We have the X-Squared statistic as 4429.7 which essentially measures how much our expected proportions as defined in the null hypothesis differ from the observed proportions in our data set. Again, just like in the first relationship we investigated, we have a strong case here against the null hypothesis.
The other piece of information we have is the degrees of freedom which is 15 in our case, which is a product of the income categories and the education categories. i.e.

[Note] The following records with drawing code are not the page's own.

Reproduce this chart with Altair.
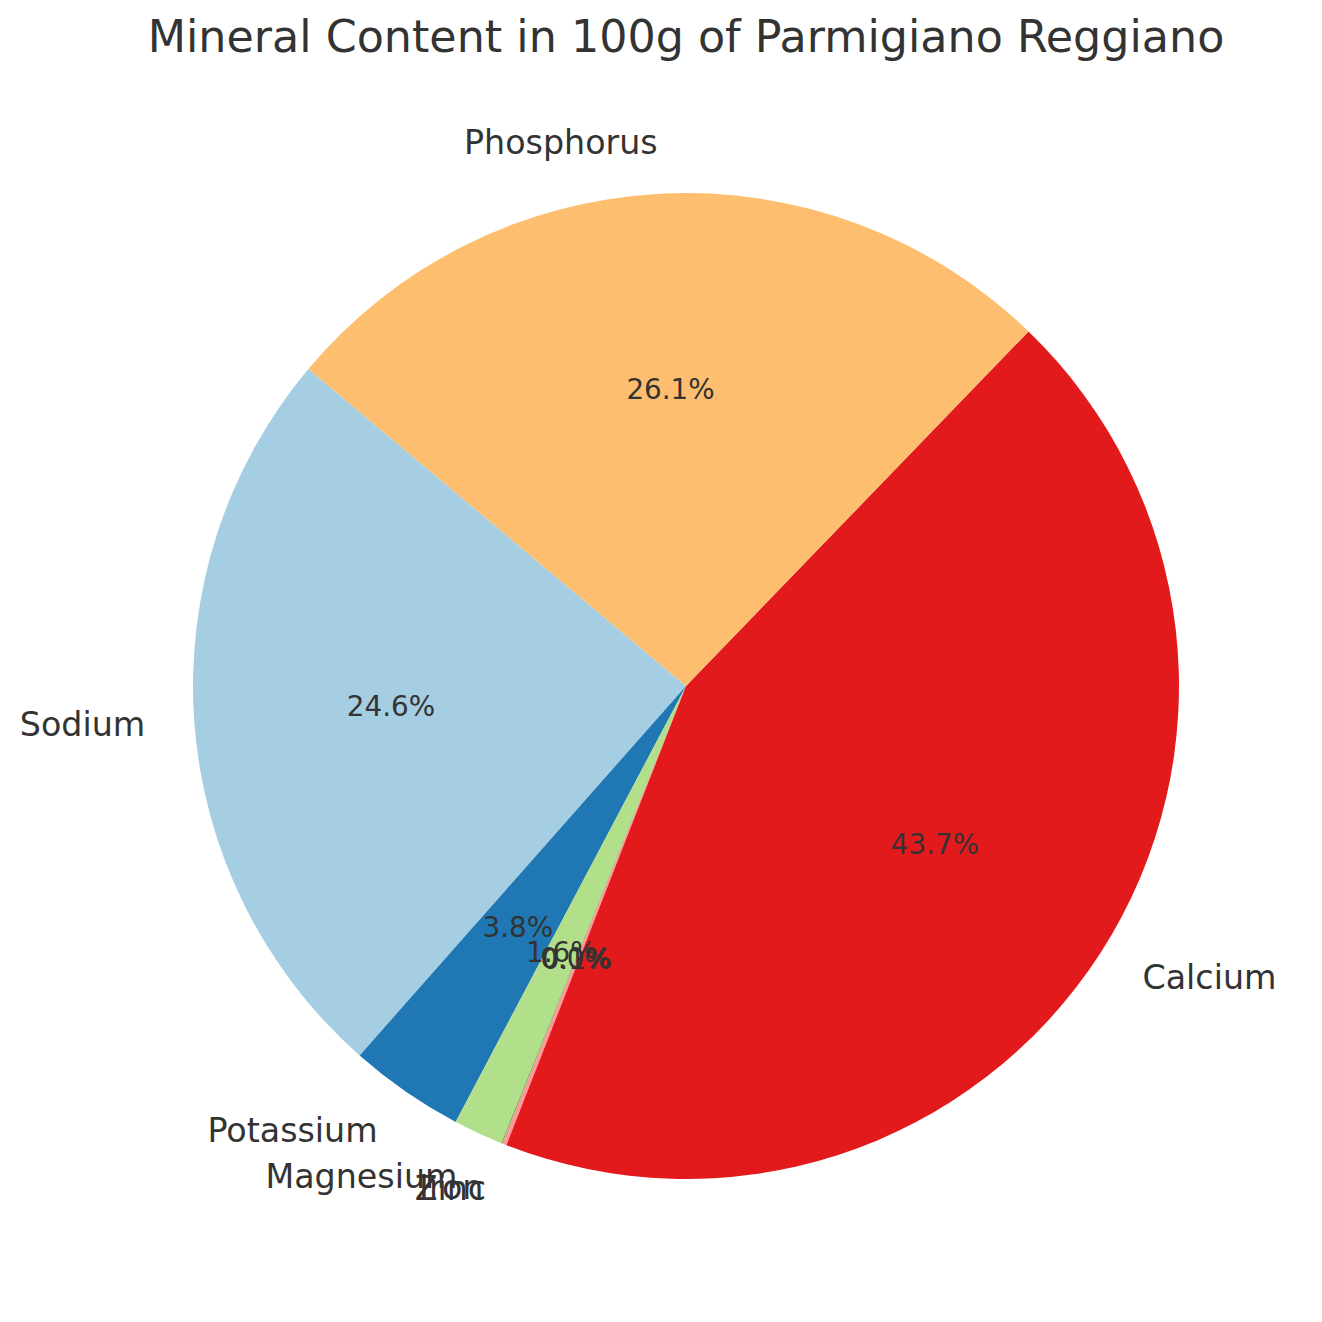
import math
import altair as alt
import pandas as pd

# Data (mg per 100 g), in the order the wedges are drawn
minerals = ["Sodium", "Potassium", "Magnesium", "Iron", "Zinc", "Calcium", "Phosphorus"]
amounts_mg = [664, 102, 44, 0.7, 4.0, 1180, 705]
colors = ["#a6cee3", "#1f78b4", "#b2df8a", "#33a02c", "#fb9a99", "#e31a1c", "#fdbf6f"]
title_text = "Mineral Content in 100g of Parmigiano Reggiano"

df = pd.DataFrame({"mineral": minerals, "mg": amounts_mg, "idx": list(range(len(minerals)))})

START = math.radians(310)
R = 493
CX, CY = 628, 590
TXT = "#333333"
FONT = "DejaVu Sans"

base = (
    alt.Chart(df)
    .transform_joinaggregate(total="sum(mg)")
    .transform_window(cum="sum(mg)", sort=[{"field": "idx", "order": "descending"}], frame=[None, 0])
    .transform_calculate(
        pct="format(datum.mg / datum.total * 100, '.1f') + '%'",
        mid=f"{START} + 2 * PI * (datum.cum - datum.mg / 2) / datum.total",
    )
    .transform_calculate(
        labL="sin(datum.mid) < 0 ? datum.mineral : ''",
        labR="sin(datum.mid) < 0 ? '' : datum.mineral",
    )
    .encode(
        theta=alt.Theta("mg:Q", stack=True, scale=alt.Scale(range=[START, START + 2 * math.pi])),
        order=alt.Order("idx:Q", sort="descending"),
        x=alt.value(CX),
        y=alt.value(CY),
    )
)

arcs = base.mark_arc(outerRadius=R).encode(
    color=alt.Color("mineral:N", scale=alt.Scale(domain=minerals, range=colors), legend=None)
)

pct_text = base.mark_text(radius=R * 0.6, fontSize=27.8, font=FONT, color=TXT, baseline="middle", align="center").encode(
    text="pct:N"
)
lab_left = base.mark_text(radius=R * 1.1, fontSize=33.3, font=FONT, color=TXT, baseline="middle", align="right").encode(
    text="labL:N"
)
lab_right = base.mark_text(radius=R * 1.1, fontSize=33.3, font=FONT, color=TXT, baseline="middle", align="left").encode(
    text="labR:N"
)

chart = (
    alt.layer(arcs, pct_text, lab_left, lab_right)
    .properties(
        width=1256,
        height=1218,
        padding={"top": 88, "left": 50, "right": 0, "bottom": 0},
        autosize=alt.AutoSizeParams(type="none"),
        title=alt.TitleParams(
            title_text, fontSize=44.4, font=FONT, color=TXT, fontWeight="normal",
            anchor="middle", baseline="alphabetic", offset=0,
        ),
    )
    .configure_view(stroke=None)
)

chart.save("out.html", embed_options={"renderer": "svg", "actions": False})
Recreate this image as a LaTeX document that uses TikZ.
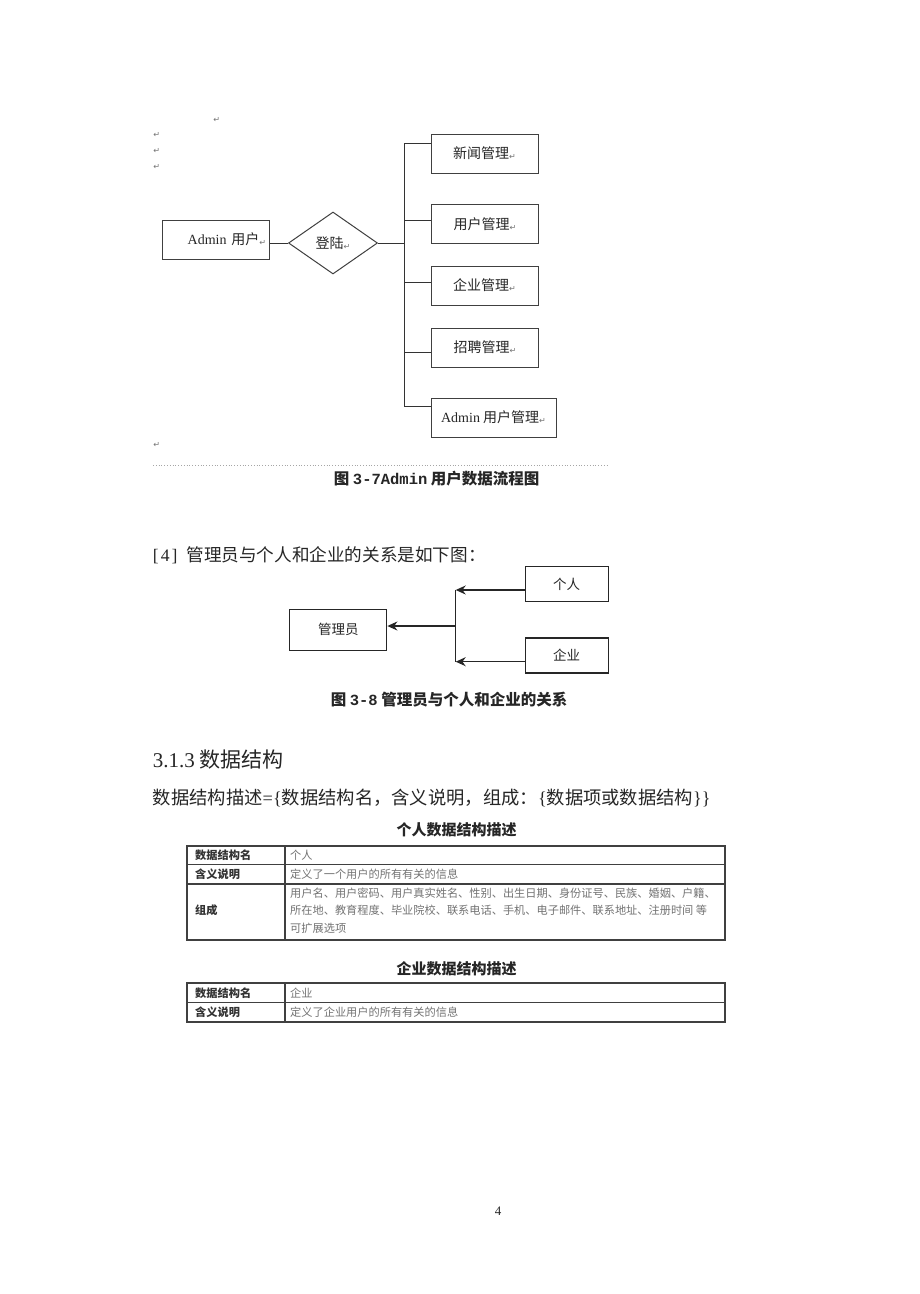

\[ d_f = (\text{no. of education categories} - 1) \times (\text{no of income categories} - 1) \]
We have our p-value of \(< 2.2e-16\) which is really small, and thus the probability of finding an observation in the null space is extremely low.
The conclusion here is to reject the null hypothesis due to the small value of p which suggests a significant relationship between education level and income level. Therefore, we are essentially concluding that an individual’s income level (whether below or above 50K) will vary based on their education levels.
The visualization of our chi-square test is a follows:

# Define the degrees of freedom and alpha level
df <- 15  # Degrees of freedom based on your test result
alpha <- 0.05  # Significance level

# Create the sequence for Chi-square values
x_values <- seq(0, 40, by = 0.01)  # Adjust the upper limit based on your data
chi_sq_values <- dchisq(x_values, df)

# Calculate the critical value for 95% confidence level
critical_value <- qchisq(1 - alpha, df)

# Create the plot
ggplot(data.frame(x = x_values, y = chi_sq_values), aes(x = x, y = y)) +
  geom_line(size = 1.2, color = "black") +  # Chi-square distribution curve
  geom_area(data = subset(data.frame(x = x_values, y = chi_sq_values), x > critical_value), aes(x = x, y = y), fill = "red", alpha = 0.5) +  # Rejection region
  geom_vline(xintercept = critical_value, linetype = "dashed", color = "blue", size = 1) +  # Critical value line
  annotate("text", x = critical_value + 2, y = 0.02, label = paste("Critical Value =", round(critical_value, 2)), color = "blue", size = 3) +
  annotate("text", x = 10, y = 0.04, label = "1 - c (Confidence Level)", color = "black", size = 3) +
  annotate("text", x = critical_value + 8, y = 0.005, label = "Rejection Region", color = "red", size = 3) +
  labs(title = "Chi-Square Distribution", x = expression(chi^2), y = "Density") +
  theme_minimal()

From the plot above, we see that our x-squared statistic is way beyond the critical value indicating that it is highly unlikely that the difference between our observed proportions would have just been by chance. Therefore, we can confidently, reject the null hypothesis, in favor of the alternate hypothesis, \(H_1\).

Conclusion

For this Week’s Data Dive we have been able to perform hypothesis testing to test out various relationships in our census income data set. We have observed that both gender and education level have effect on an individuals income level.